Imagine starting a new data science project with the goal of building a predictive model from a freshly acquired and cleaned dataset. At first, it may seem tempting to throw all your data into a supervised model, train the model, and then eagerly inspect some quantitative metric to assess the model’s performance. But this would be a mistake. It is much better to first split, or partition, the data into a training and testing set. Although it is one of the first steps, partitioning affects model assessment and ultimately provides greater insight into the behavior of a predictive model.
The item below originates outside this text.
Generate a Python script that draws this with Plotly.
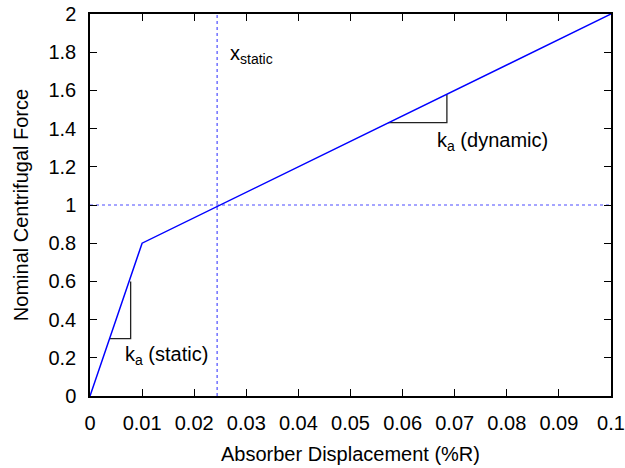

There are multiple strategies on how to partition but, in general, any strategy is better than none. The simplest scheme is random assignment: some percentage of data records are randomly assigned to the test set and the remainder is assigned to the train set, with a typical test size between 10-20% of the whole. For example, consider a database of image files consisting of bolts, nuts, and washers (amongst other parts).
Full Dataset | Train | Test | ||
bolt | 155 | --> | 125 | 30 |
nut | 58 | --> | 45 | 13 |
other | 109 | --> | 88 | 21 |
washer | 41 | --> | 32 | 9 |
The table above shows the size of each category in the full dataset as well the train and test partitions. Note with each row, the sizes of the train and test set must sum to the full value.
As the name suggests, a machine learning model only learns from the data within the training partition. After training, it is possible to examine quality vis-à-vis each partition. Consider the confusion matrices for the geometry classification problem from above.
The rows represent the actual labels, and the columns represent the predicted labels. This means that the diagonal entries count the number of correct predictions, and anything off the diagonal are incorrect predictions. For example, in the test set, one of washers is incorrectly identified as “other” but the other eight washers in the set are correctly identified. As noted above, the sum of the train and test matrices will equal the corresponding counts in the full matrix. The testing partition is most frequently associated with model performance, but the training data metrics also provide insight.
Training metrics represent how well the model predicts on data it has already seen. As evidenced in the data used here, a model can still predict incorrectly on has data it has previously seen.
Testing metrics indicate how well the model performs on data it had not previously seen. This serves as an estimate to how well a model will perform in the future when it is applied to new inputs.
Both metrics give a rounded view of model behavior, and remind us that predictions are inherently imperfect, even in ideal conditions.
Most machine learning software will either actively or passively integrate partitioning. The images below show partitioning workflows in Altair’s SmartWorks Analytics or HyperStudy.
Regardless of your environment, it is important to understand how partitioning functions in your workflows, for both setup and model evaluation.